“I spin, I spiral, and I splatter”: How Patti Smith’s ‘Ain’t It Strange’ performance in Florida almost cut her career short

January 23rd, 1977. Patti Smith is working towards the peak of her power. Horses saw her kick the door down into the music world with her notebook of poetry in hand, set to reshape punk in her own literary image. In 1976, Radio Ethiopia was slandered, but she didn’t care. She kept gigs, now dominated the New York City scene as its new leader and grew a cult of fans worldwide who were enamoured with her unique sound, her mission to serve nothing and no one beyond her own inspiration, and her all-out rebellion against expectation. In 1978, she released ‘Because The Night’ and became a sensation. But this night almost stopped her career in its tracks.

Smith was in Florida, playing a show with Bob Seger. She’s always been a hard worker. To her, gigs are jobs, as she defines them as on her own website. “Truthfully, I think of myself as a worker,” she said to Interview Magazine, talking about the ethics her parents and her old blue-collar life instilled in her. But the thing with working as an artist is that you exist, in some way, as a bridge between strife and the divine. Like Leonard Cohen, Smith talks a lot about the effort and day-to-day task of actively being an artist. She goes out and goes to work. She sits at her desk and works. She travels to shows, gets up on stage and works, But the talent is arguably god-given, and in that moment where the flow state comes in, and the artist is swept up in a wave of inspiration, there seems to be no real-world explanation for how and why it happens, it is simply too magical.

It’s spiritual even as if some higher force is grabbing control of the artist and moving them. And on this night, Smith was moving, spinning and spinning as the divine moment of getting lost in the art took hold. Caught up in this shroud of power, as if her limbs were being involuntarily manoeuvred by a force bigger than her, she said she was “spinning like a dervish”, as if caught up in a religious ritual. But then, she fell.

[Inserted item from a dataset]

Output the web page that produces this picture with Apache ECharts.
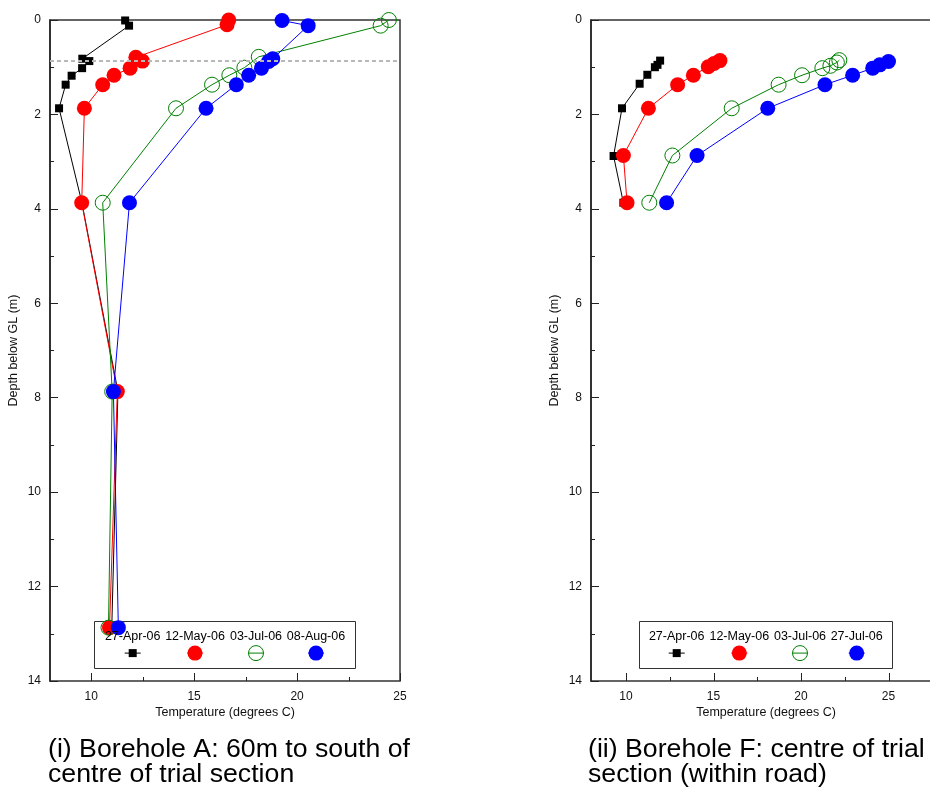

Suddenly feeling her body go, she tried to steady herself with a foot on the monitor at the front of the stage, but it was barely balanced. The monitor slipped, Smith went with it and her body, now out of the spell and mortal again, fell 14 feet into a concrete orchestra pit below. The crowd gasped and screamed, and the performer was really, badly hurt.

“It was a bad fall,” Smith recalled to The Guardian, describing how her injuries could easily have been fatal or at least career-ending. “I fractured my skull, several vertebrae in my neck, my back, my tailbone. I broke some teeth. It was serious,” she said, adding that she still feels the impact today, “I still have certain repercussions – I never got my full eyesight back. I don’t have the range of movement that I used to.”

But there’s something more in this story. Smith thankfully recovered over time, but this image and story stuck with fans. As the musician spins, the song in the background feels oddly prophetic now, as the spell she was under was weaved by her own words. “Down in Vineland,” she begins, with the song being set in Florida, in a town not far from where she was. “Come and join me, I implore thee,” she sings as if calling out to some power. She even sings about a collapse; “And they come and call, and they fall on the floor.”

As the song hits the climaxing breakdown, exactly at the moment Smith was spinning and spinning before a fall, she howls, “I spin, I spiral, and I splatter / I feel the fever / Hand of God, and I start to whirl.”

Screaming, “I move in another dimension,” thankfully, the fall didn’t take her there, though, as the song’s powerful energy almost ended her career right at the moment when she was proving her near spiritual worth as a star.